■ THE TASK
All of the lines below are to be printed again exactly; images are excluded from the output.

╭─ SOURCE MATERIAL

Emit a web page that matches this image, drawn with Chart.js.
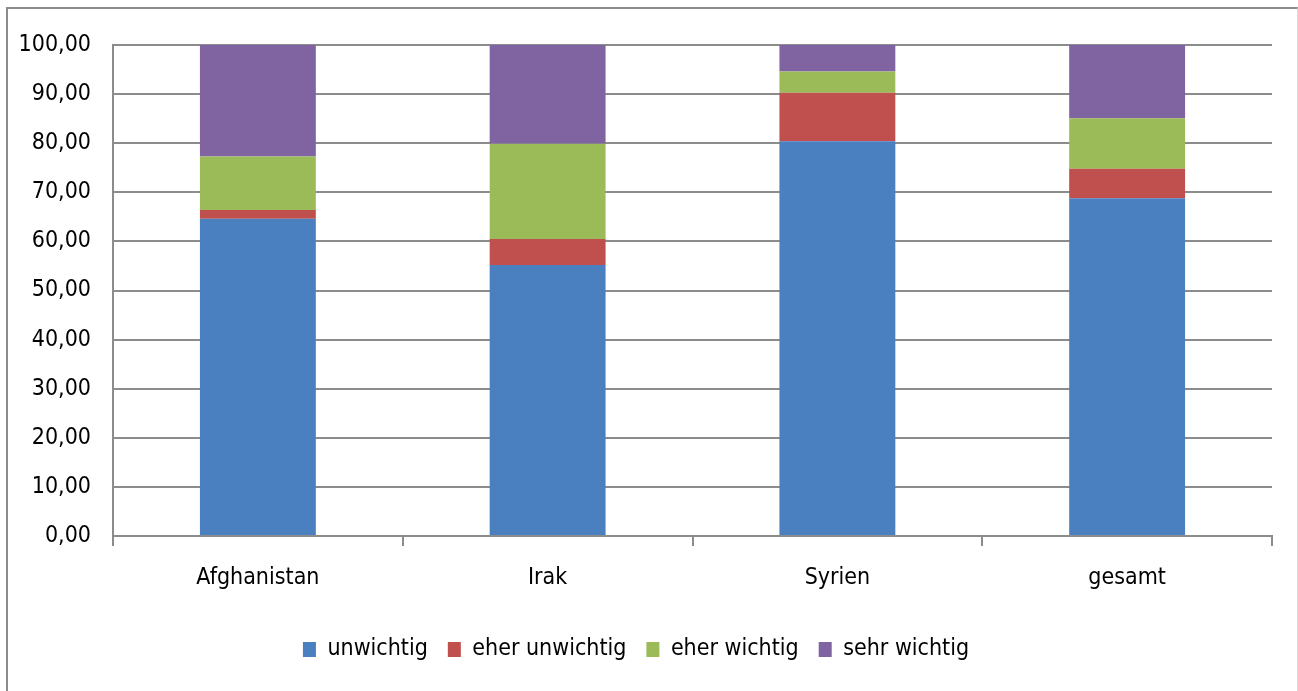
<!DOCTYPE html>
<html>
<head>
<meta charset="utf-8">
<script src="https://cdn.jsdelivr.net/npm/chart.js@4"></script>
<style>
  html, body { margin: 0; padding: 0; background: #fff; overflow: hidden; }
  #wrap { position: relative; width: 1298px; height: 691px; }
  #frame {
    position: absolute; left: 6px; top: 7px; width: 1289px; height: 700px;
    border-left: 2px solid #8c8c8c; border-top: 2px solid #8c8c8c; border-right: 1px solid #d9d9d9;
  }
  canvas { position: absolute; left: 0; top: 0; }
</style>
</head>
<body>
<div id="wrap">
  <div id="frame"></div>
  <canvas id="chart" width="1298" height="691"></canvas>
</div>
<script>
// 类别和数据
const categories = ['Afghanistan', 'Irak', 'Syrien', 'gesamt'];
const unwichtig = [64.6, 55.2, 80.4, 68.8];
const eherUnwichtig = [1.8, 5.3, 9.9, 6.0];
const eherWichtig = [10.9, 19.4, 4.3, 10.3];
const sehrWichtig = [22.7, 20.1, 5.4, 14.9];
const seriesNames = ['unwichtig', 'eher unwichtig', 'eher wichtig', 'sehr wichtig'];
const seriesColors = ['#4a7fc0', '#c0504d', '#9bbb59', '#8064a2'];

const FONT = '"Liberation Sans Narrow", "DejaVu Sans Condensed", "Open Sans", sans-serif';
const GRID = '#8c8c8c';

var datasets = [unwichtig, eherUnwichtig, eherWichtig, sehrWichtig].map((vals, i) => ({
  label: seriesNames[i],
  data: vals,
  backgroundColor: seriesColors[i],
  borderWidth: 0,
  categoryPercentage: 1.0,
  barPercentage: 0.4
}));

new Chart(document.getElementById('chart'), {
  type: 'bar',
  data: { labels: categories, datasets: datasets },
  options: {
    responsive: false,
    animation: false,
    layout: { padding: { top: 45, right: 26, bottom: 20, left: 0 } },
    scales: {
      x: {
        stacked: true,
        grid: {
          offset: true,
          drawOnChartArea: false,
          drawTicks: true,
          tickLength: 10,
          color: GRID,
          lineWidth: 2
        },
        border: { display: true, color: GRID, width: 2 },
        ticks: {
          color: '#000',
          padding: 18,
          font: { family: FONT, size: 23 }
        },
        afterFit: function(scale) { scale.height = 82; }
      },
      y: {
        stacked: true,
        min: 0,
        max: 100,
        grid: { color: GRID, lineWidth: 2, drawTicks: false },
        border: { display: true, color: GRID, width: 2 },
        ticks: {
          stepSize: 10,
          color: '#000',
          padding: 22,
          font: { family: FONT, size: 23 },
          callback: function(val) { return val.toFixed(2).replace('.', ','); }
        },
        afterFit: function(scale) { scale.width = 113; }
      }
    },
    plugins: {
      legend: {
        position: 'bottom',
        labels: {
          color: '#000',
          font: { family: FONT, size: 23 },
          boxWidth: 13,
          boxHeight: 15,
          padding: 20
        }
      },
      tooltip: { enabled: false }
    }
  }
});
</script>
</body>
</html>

╰─

■ THE SOLUTION
Emit a web page that matches this image, drawn with Chart.js.
<!DOCTYPE html>
<html>
<head>
<meta charset="utf-8">
<script src="https://cdn.jsdelivr.net/npm/chart.js@4"></script>
<style>
  html, body { margin: 0; padding: 0; background: #fff; overflow: hidden; }
  #wrap { position: relative; width: 1298px; height: 691px; }
  #frame {
    position: absolute; left: 6px; top: 7px; width: 1289px; height: 700px;
    border-left: 2px solid #8c8c8c; border-top: 2px solid #8c8c8c; border-right: 1px solid #d9d9d9;
  }
  canvas { position: absolute; left: 0; top: 0; }
</style>
</head>
<body>
<div id="wrap">
  <div id="frame"></div>
  <canvas id="chart" width="1298" height="691"></canvas>
</div>
<script>
// 类别和数据
const categories = ['Afghanistan', 'Irak', 'Syrien', 'gesamt'];
const unwichtig = [64.6, 55.2, 80.4, 68.8];
const eherUnwichtig = [1.8, 5.3, 9.9, 6.0];
const eherWichtig = [10.9, 19.4, 4.3, 10.3];
const sehrWichtig = [22.7, 20.1, 5.4, 14.9];
const seriesNames = ['unwichtig', 'eher unwichtig', 'eher wichtig', 'sehr wichtig'];
const seriesColors = ['#4a7fc0', '#c0504d', '#9bbb59', '#8064a2'];

const FONT = '"Liberation Sans Narrow", "DejaVu Sans Condensed", "Open Sans", sans-serif';
const GRID = '#8c8c8c';

var datasets = [unwichtig, eherUnwichtig, eherWichtig, sehrWichtig].map((vals, i) => ({
  label: seriesNames[i],
  data: vals,
  backgroundColor: seriesColors[i],
  borderWidth: 0,
  categoryPercentage: 1.0,
  barPercentage: 0.4
}));

new Chart(document.getElementById('chart'), {
  type: 'bar',
  data: { labels: categories, datasets: datasets },
  options: {
    responsive: false,
    animation: false,
    layout: { padding: { top: 45, right: 26, bottom: 20, left: 0 } },
    scales: {
      x: {
        stacked: true,
        grid: {
          offset: true,
          drawOnChartArea: false,
          drawTicks: true,
          tickLength: 10,
          color: GRID,
          lineWidth: 2
        },
        border: { display: true, color: GRID, width: 2 },
        ticks: {
          color: '#000',
          padding: 18,
          font: { family: FONT, size: 23 }
        },
        afterFit: function(scale) { scale.height = 82; }
      },
      y: {
        stacked: true,
        min: 0,
        max: 100,
        grid: { color: GRID, lineWidth: 2, drawTicks: false },
        border: { display: true, color: GRID, width: 2 },
        ticks: {
          stepSize: 10,
          color: '#000',
          padding: 22,
          font: { family: FONT, size: 23 },
          callback: function(val) { return val.toFixed(2).replace('.', ','); }
        },
        afterFit: function(scale) { scale.width = 113; }
      }
    },
    plugins: {
      legend: {
        position: 'bottom',
        labels: {
          color: '#000',
          font: { family: FONT, size: 23 },
          boxWidth: 13,
          boxHeight: 15,
          padding: 20
        }
      },
      tooltip: { enabled: false }
    }
  }
});
</script>
</body>
</html>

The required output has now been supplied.